Prospective landowners in southeast South Dakota had a teriffic opportunity to buy farmland on November 14.
Peoples Company, a Des Moines-based auction firm, offered more than 5,000 acres of farmland at auction near Centerville in Clay County. Meanwhile, 41 miles away in Hutchinson County, Wieman Land and Auction offered an 80-acre tract of land at auction.
The odds of both auctions reaching the same buyers is minimal. But it’s an interesting contrast to the type of land for sale, and the type of sale conducted.
Wieman’s Auction featured 78.03 acres of tillable land, located a mile east of Freeman. The land features mostly Class II Clarno Bonilla and Tetonka silt loam soils, with a Soil Production rating of 81.9 (based on a scale of 1 to 100). It is an east-west 80, with a low spot that floods in wet years. However, in normal years, the land is all tillable. The seller was an out-of-state landowner who had cash rented the property for years.
It was a straightforward auction, over in less than an hour, with the winning bidder buying the property for $518,900 ($6,650 per acre).
“It was a pretty strong sale. The winning bid was a little more than we expected,” says Nathan Timmerman, broker and auctioneer for Wieman Land and Auction. But an 80-acre piece that is all tillable is an attractive offering to neighboring farmers, he adds. Three bidders were in on the action, and a neighboring farmer bought it.
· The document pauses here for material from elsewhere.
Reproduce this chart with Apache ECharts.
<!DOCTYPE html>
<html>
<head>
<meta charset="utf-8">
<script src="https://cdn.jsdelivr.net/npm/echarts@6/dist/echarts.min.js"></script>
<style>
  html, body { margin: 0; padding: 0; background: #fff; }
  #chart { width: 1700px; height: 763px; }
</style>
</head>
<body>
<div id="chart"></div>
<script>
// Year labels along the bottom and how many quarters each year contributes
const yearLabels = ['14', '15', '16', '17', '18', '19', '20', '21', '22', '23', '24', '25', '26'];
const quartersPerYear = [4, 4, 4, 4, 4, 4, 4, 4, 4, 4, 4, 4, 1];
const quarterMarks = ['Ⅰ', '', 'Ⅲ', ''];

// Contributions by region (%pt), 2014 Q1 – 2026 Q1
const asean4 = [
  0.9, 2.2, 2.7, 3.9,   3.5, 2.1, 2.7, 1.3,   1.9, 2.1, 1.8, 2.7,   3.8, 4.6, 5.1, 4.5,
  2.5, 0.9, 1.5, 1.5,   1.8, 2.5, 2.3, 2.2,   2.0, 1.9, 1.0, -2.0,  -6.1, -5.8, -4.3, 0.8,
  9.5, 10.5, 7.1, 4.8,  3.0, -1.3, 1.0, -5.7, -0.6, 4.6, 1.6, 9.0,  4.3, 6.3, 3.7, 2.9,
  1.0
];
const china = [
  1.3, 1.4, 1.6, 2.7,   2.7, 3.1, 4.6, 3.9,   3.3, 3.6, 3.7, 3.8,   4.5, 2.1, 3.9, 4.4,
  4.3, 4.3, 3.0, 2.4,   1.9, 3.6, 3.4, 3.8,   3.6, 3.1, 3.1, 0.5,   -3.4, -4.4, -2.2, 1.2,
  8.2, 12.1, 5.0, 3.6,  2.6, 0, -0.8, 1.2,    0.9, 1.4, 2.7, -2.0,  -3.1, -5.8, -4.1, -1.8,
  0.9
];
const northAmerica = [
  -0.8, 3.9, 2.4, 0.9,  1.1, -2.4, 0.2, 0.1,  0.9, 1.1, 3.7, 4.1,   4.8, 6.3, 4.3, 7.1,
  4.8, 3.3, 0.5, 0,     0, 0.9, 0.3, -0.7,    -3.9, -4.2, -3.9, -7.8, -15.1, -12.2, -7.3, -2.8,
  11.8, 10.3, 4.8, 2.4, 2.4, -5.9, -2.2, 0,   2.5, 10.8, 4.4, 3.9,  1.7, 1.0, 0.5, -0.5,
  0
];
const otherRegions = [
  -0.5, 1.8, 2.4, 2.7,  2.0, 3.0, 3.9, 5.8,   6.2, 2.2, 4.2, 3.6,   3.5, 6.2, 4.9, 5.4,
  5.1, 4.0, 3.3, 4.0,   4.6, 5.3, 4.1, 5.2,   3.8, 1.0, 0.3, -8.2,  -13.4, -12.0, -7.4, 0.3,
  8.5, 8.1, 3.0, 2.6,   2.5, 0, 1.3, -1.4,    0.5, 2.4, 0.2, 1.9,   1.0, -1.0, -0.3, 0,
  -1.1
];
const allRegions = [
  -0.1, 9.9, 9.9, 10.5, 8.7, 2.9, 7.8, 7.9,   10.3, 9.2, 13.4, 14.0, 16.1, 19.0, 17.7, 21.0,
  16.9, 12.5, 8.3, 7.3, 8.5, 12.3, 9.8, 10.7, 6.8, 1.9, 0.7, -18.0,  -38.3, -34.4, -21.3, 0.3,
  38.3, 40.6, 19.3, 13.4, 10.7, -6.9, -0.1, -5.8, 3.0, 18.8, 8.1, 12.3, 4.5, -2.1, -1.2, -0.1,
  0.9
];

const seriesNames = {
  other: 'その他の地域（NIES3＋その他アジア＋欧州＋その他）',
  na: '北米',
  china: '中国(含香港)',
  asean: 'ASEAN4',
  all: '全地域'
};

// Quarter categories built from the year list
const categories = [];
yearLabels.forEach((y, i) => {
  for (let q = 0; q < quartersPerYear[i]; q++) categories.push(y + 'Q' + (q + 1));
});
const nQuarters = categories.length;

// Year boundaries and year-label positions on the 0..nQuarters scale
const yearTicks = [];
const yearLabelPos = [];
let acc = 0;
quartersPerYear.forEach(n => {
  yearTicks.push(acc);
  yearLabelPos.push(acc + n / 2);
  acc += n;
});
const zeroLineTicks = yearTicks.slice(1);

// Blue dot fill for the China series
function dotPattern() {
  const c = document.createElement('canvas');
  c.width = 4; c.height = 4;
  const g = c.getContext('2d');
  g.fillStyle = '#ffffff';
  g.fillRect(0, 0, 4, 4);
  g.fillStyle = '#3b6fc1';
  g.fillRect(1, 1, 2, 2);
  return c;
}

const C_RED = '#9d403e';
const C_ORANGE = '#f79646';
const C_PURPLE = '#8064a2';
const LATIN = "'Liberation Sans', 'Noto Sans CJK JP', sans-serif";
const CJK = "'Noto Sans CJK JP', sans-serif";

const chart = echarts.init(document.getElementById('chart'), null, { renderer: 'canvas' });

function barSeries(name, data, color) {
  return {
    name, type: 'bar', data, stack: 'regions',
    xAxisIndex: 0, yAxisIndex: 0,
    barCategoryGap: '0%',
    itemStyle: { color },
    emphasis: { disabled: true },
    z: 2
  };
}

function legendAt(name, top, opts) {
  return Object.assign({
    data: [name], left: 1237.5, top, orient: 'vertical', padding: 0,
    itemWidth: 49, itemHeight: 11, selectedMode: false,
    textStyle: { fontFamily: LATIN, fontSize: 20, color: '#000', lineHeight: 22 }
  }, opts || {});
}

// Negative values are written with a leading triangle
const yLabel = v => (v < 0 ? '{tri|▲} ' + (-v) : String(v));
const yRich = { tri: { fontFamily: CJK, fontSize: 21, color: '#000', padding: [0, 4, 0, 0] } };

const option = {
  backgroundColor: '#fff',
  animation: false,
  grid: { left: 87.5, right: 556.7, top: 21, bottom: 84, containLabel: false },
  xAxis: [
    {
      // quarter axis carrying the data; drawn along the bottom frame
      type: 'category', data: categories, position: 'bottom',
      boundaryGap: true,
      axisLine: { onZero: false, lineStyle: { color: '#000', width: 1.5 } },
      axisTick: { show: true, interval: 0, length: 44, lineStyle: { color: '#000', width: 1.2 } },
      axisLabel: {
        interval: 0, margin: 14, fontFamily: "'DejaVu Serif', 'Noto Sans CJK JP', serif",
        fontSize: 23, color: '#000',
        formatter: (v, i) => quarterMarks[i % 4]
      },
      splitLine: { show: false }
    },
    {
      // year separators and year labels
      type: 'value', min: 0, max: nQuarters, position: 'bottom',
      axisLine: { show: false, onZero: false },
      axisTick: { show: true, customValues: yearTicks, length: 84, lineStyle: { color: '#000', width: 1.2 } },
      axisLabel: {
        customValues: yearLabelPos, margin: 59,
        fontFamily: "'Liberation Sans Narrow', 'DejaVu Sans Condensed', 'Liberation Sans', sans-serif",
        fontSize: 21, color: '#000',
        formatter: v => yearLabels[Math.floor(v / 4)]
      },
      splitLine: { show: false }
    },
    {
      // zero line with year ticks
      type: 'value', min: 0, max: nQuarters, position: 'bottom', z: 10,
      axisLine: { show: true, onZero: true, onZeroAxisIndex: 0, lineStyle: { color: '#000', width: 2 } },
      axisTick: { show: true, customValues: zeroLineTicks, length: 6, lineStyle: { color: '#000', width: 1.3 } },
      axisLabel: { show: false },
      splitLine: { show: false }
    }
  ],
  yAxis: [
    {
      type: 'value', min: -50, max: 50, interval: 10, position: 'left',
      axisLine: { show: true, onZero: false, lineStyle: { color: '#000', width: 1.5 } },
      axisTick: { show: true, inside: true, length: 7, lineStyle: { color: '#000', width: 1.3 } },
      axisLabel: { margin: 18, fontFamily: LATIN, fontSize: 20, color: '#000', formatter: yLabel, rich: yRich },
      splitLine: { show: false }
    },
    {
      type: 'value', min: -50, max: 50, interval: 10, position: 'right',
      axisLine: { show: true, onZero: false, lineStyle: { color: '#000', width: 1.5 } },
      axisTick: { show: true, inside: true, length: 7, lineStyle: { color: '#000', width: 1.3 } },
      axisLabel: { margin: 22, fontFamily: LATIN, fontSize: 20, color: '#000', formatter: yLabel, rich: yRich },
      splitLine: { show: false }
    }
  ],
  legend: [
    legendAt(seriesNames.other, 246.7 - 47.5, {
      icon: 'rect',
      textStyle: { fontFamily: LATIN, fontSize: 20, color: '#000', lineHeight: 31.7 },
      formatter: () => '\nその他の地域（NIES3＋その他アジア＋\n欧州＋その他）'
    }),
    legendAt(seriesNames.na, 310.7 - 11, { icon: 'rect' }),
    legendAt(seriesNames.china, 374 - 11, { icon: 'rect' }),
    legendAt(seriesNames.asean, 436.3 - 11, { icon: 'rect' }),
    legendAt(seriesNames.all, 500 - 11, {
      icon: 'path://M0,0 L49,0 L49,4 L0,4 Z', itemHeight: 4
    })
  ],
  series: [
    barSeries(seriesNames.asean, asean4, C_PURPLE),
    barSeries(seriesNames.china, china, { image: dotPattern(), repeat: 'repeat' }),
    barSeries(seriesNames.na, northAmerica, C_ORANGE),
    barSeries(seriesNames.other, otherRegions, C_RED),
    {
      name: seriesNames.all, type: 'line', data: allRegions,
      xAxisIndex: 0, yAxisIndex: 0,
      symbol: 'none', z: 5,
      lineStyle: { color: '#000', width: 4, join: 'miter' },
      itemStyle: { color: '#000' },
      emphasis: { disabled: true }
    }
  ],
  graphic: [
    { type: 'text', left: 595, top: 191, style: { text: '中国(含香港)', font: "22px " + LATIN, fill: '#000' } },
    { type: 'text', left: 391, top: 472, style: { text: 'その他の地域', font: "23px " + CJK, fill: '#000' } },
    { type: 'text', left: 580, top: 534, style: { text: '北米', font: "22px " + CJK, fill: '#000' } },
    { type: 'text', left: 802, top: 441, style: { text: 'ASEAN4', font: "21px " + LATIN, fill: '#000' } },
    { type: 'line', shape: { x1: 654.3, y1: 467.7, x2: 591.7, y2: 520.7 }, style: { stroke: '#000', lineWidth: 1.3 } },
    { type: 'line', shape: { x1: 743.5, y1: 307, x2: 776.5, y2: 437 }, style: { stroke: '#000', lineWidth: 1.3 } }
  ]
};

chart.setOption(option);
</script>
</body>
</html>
Meanwhile, 45 minutes southwest of Freeman, Peoples Company auctioned a whopping 31 tracts totaling 5,302 acres at a mix-and-match auction held at the Beresford Golf Course and Community Center. In all, 10 buyers bid a collective $23.048 million on the tracts, which ranged from a 7.99-acre farmstead to 9.39 acres with 195,000 bushels of grain storage, to a 522-acre tract with irrigated farmland, three pivots, and grassland. Plus, everything in between, including “…2,000 acres of as good of farmground as you’ll see,” says Steve Bruere, president of Peoples Company.
The company sold each tract individually, and then came back to allow buyers to mix-and-match the properties they wanted. This concept takes some getting used to at first, but it was effective.
Bruere was joined by realtor Andrew Zellmer to handle the day’s activities. Clocking in at 10 hours, it was more than a day-long event and as such, Peoples Company catered in both breakfast and lunch. Yet, at the end of the day, each tract took 16.5 minutes to sell, Zellmer says.
In all, the sale included 4,317 tillable acres, with mostly Egan-Clamo-Trent soils, Egan-Clamo-Chancellor soils, Lex Clay loam soils, and Dalesburg-Dimo soils. Much of this ground was irrigated, with 42 center-pivot systems watering 3,200 acres.
The land is mostly south of Centerville, on either side of South Dakota Hwy 19.
The owner of the property is listed as MetaBank, but Hansen Irrigated Farms, LLC was the previous owner. It was a “deed in-lieu of foreclosure” sale, meaning that the landowner turned the deeds back to the bank rather than being foreclosed upon. The previous owner was a businessman who rented the land out to neighboring farmers.
The sale was broadcast live on Twitter, and viewers were treated to a complex, robust auction.
Here are some highlights:
In all, there were 90 registered bidders. Buyers were a combination of investors, local farmers, and landowners using the 1031 Exchange to acquire this land. In addition, there was a 3% Buyer’s Premium on each tract.